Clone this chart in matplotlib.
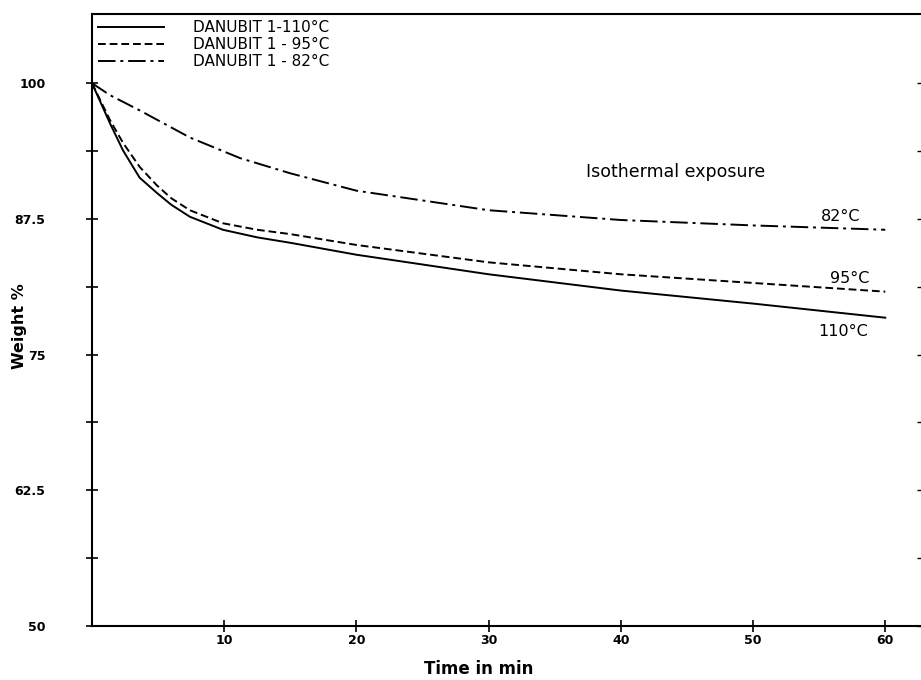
import matplotlib
matplotlib.use("Agg")
import matplotlib.pyplot as plt
from matplotlib.ticker import FixedLocator, FixedFormatter

# Data
t_110 = [0, 1.36, 2.35, 3.6, 4.9, 6.0, 7.4, 9.9, 12.5, 15, 20, 30, 40, 50, 60]
w_110 = [100, 96.3, 93.8, 91.3, 89.9, 88.8, 87.7, 86.5, 85.8, 85.3, 84.2, 82.4, 80.9, 79.7, 78.4]

t_95 = [0, 1.36, 2.35, 3.6, 4.9, 6.0, 7.4, 9.9, 12.5, 15, 20, 30, 40, 50, 60]
w_95 = [100, 96.6, 94.5, 92.3, 90.6, 89.4, 88.3, 87.1, 86.5, 86.1, 85.1, 83.5, 82.4, 81.6, 80.8]

t_82 = [0, 1.36, 3.6, 7.4, 11.2, 15, 20, 30, 40, 50, 60]
w_82 = [100, 98.9, 97.5, 95.0, 93.1, 91.7, 90.1, 88.3, 87.4, 86.9, 86.5]

legend_labels = ["DANUBIT 1-110°C", "DANUBIT 1 - 95°C", "DANUBIT 1 - 82°C"]
end_labels = ["110°C", "95°C", "82°C"]
x_ticks = [10, 20, 30, 40, 50, 60]
y_major = [50, 62.5, 75, 87.5, 100]
y_major_labels = ["50", "62.5", "75", "87.5", "100"]
y_minor = [56.25, 68.75, 81.25, 93.75]

fig = plt.figure(figsize=(9.21, 6.8), dpi=100)
ax = fig.add_axes([0.0999, 0.0794, 0.9001, 0.8996])

lw = 1.4
ax.plot(t_110, w_110, color="black", lw=lw, ls="-", label=legend_labels[0])
ax.plot(t_95, w_95, color="black", lw=lw, ls=(0, (4, 2)), label=legend_labels[1])
ax.plot(t_82, w_82, color="black", lw=lw, ls=(0, (9, 2.5, 1.5, 2.5)), label=legend_labels[2])

ax.set_xlim(0, 62.7)
ax.set_ylim(50, 106.35)

ax.xaxis.set_major_locator(FixedLocator(x_ticks))
ax.yaxis.set_major_locator(FixedLocator(y_major))
ax.yaxis.set_major_formatter(FixedFormatter(y_major_labels))
ax.yaxis.set_minor_locator(FixedLocator(y_minor))

ax.spines["right"].set_visible(False)
for s in ["left", "bottom", "top"]:
    ax.spines[s].set_linewidth(1.5)

ax.tick_params(axis="x", which="both", direction="inout", length=8, width=1.2,
               labelsize=9, pad=2)
ax.tick_params(axis="y", which="both", direction="inout", length=9, width=1.2,
               labelsize=9, pad=29, right=False)
for lab in ax.get_xticklabels() + ax.get_yticklabels():
    lab.set_fontweight("bold")

# small marks along the right edge
ax2 = ax.twinx()
ax2.set_ylim(ax.get_ylim())
ax2.yaxis.set_major_locator(FixedLocator(y_major + y_minor))
ax2.tick_params(axis="y", direction="in", length=3, width=1.0, labelright=False)
for s in ax2.spines.values():
    s.set_visible(False)

ax.set_xlabel("Time in min", fontsize=12, fontweight="bold", labelpad=12)
ax.xaxis.set_label_coords(0.466, -0.055)
ax.set_ylabel("Weight %", fontsize=11.5, fontweight="bold")
ax.yaxis.set_label_coords(-0.078, 0.49)

ax.text(0.704, 0.742, "Isothermal exposure", transform=ax.transAxes,
        fontsize=12.5, ha="center", va="center")

ax.text(58.1, w_82[-1] + 0.55, end_labels[2], fontsize=11.5, ha="right", va="bottom")
ax.text(58.8, w_95[-1] + 0.55, end_labels[1], fontsize=11.5, ha="right", va="bottom")
ax.text(58.7, w_110[-1] - 0.6, end_labels[0], fontsize=11.5, ha="right", va="top")

ax2.legend(*ax.get_legend_handles_labels(), loc="upper left",
           bbox_to_anchor=(0.0, 1.0), frameon=False,
           fontsize=11, handlelength=4.3, handletextpad=1.9,
           labelspacing=0.12, borderaxespad=0.15, borderpad=0.25)

fig.savefig("out.png", dpi=100)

++++++

Skip every picture and transcribe the data above exactly.

■ Written response:
Clone this chart in matplotlib.
import matplotlib
matplotlib.use("Agg")
import matplotlib.pyplot as plt
from matplotlib.ticker import FixedLocator, FixedFormatter

# Data
t_110 = [0, 1.36, 2.35, 3.6, 4.9, 6.0, 7.4, 9.9, 12.5, 15, 20, 30, 40, 50, 60]
w_110 = [100, 96.3, 93.8, 91.3, 89.9, 88.8, 87.7, 86.5, 85.8, 85.3, 84.2, 82.4, 80.9, 79.7, 78.4]

t_95 = [0, 1.36, 2.35, 3.6, 4.9, 6.0, 7.4, 9.9, 12.5, 15, 20, 30, 40, 50, 60]
w_95 = [100, 96.6, 94.5, 92.3, 90.6, 89.4, 88.3, 87.1, 86.5, 86.1, 85.1, 83.5, 82.4, 81.6, 80.8]

t_82 = [0, 1.36, 3.6, 7.4, 11.2, 15, 20, 30, 40, 50, 60]
w_82 = [100, 98.9, 97.5, 95.0, 93.1, 91.7, 90.1, 88.3, 87.4, 86.9, 86.5]

legend_labels = ["DANUBIT 1-110°C", "DANUBIT 1 - 95°C", "DANUBIT 1 - 82°C"]
end_labels = ["110°C", "95°C", "82°C"]
x_ticks = [10, 20, 30, 40, 50, 60]
y_major = [50, 62.5, 75, 87.5, 100]
y_major_labels = ["50", "62.5", "75", "87.5", "100"]
y_minor = [56.25, 68.75, 81.25, 93.75]

fig = plt.figure(figsize=(9.21, 6.8), dpi=100)
ax = fig.add_axes([0.0999, 0.0794, 0.9001, 0.8996])

lw = 1.4
ax.plot(t_110, w_110, color="black", lw=lw, ls="-", label=legend_labels[0])
ax.plot(t_95, w_95, color="black", lw=lw, ls=(0, (4, 2)), label=legend_labels[1])
ax.plot(t_82, w_82, color="black", lw=lw, ls=(0, (9, 2.5, 1.5, 2.5)), label=legend_labels[2])

ax.set_xlim(0, 62.7)
ax.set_ylim(50, 106.35)

ax.xaxis.set_major_locator(FixedLocator(x_ticks))
ax.yaxis.set_major_locator(FixedLocator(y_major))
ax.yaxis.set_major_formatter(FixedFormatter(y_major_labels))
ax.yaxis.set_minor_locator(FixedLocator(y_minor))

ax.spines["right"].set_visible(False)
for s in ["left", "bottom", "top"]:
    ax.spines[s].set_linewidth(1.5)

ax.tick_params(axis="x", which="both", direction="inout", length=8, width=1.2,
               labelsize=9, pad=2)
ax.tick_params(axis="y", which="both", direction="inout", length=9, width=1.2,
               labelsize=9, pad=29, right=False)
for lab in ax.get_xticklabels() + ax.get_yticklabels():
    lab.set_fontweight("bold")

# small marks along the right edge
ax2 = ax.twinx()
ax2.set_ylim(ax.get_ylim())
ax2.yaxis.set_major_locator(FixedLocator(y_major + y_minor))
ax2.tick_params(axis="y", direction="in", length=3, width=1.0, labelright=False)
for s in ax2.spines.values():
    s.set_visible(False)

ax.set_xlabel("Time in min", fontsize=12, fontweight="bold", labelpad=12)
ax.xaxis.set_label_coords(0.466, -0.055)
ax.set_ylabel("Weight %", fontsize=11.5, fontweight="bold")
ax.yaxis.set_label_coords(-0.078, 0.49)

ax.text(0.704, 0.742, "Isothermal exposure", transform=ax.transAxes,
        fontsize=12.5, ha="center", va="center")

ax.text(58.1, w_82[-1] + 0.55, end_labels[2], fontsize=11.5, ha="right", va="bottom")
ax.text(58.8, w_95[-1] + 0.55, end_labels[1], fontsize=11.5, ha="right", va="bottom")
ax.text(58.7, w_110[-1] - 0.6, end_labels[0], fontsize=11.5, ha="right", va="top")

ax2.legend(*ax.get_legend_handles_labels(), loc="upper left",
           bbox_to_anchor=(0.0, 1.0), frameon=False,
           fontsize=11, handlelength=4.3, handletextpad=1.9,
           labelspacing=0.12, borderaxespad=0.15, borderpad=0.25)

fig.savefig("out.png", dpi=100)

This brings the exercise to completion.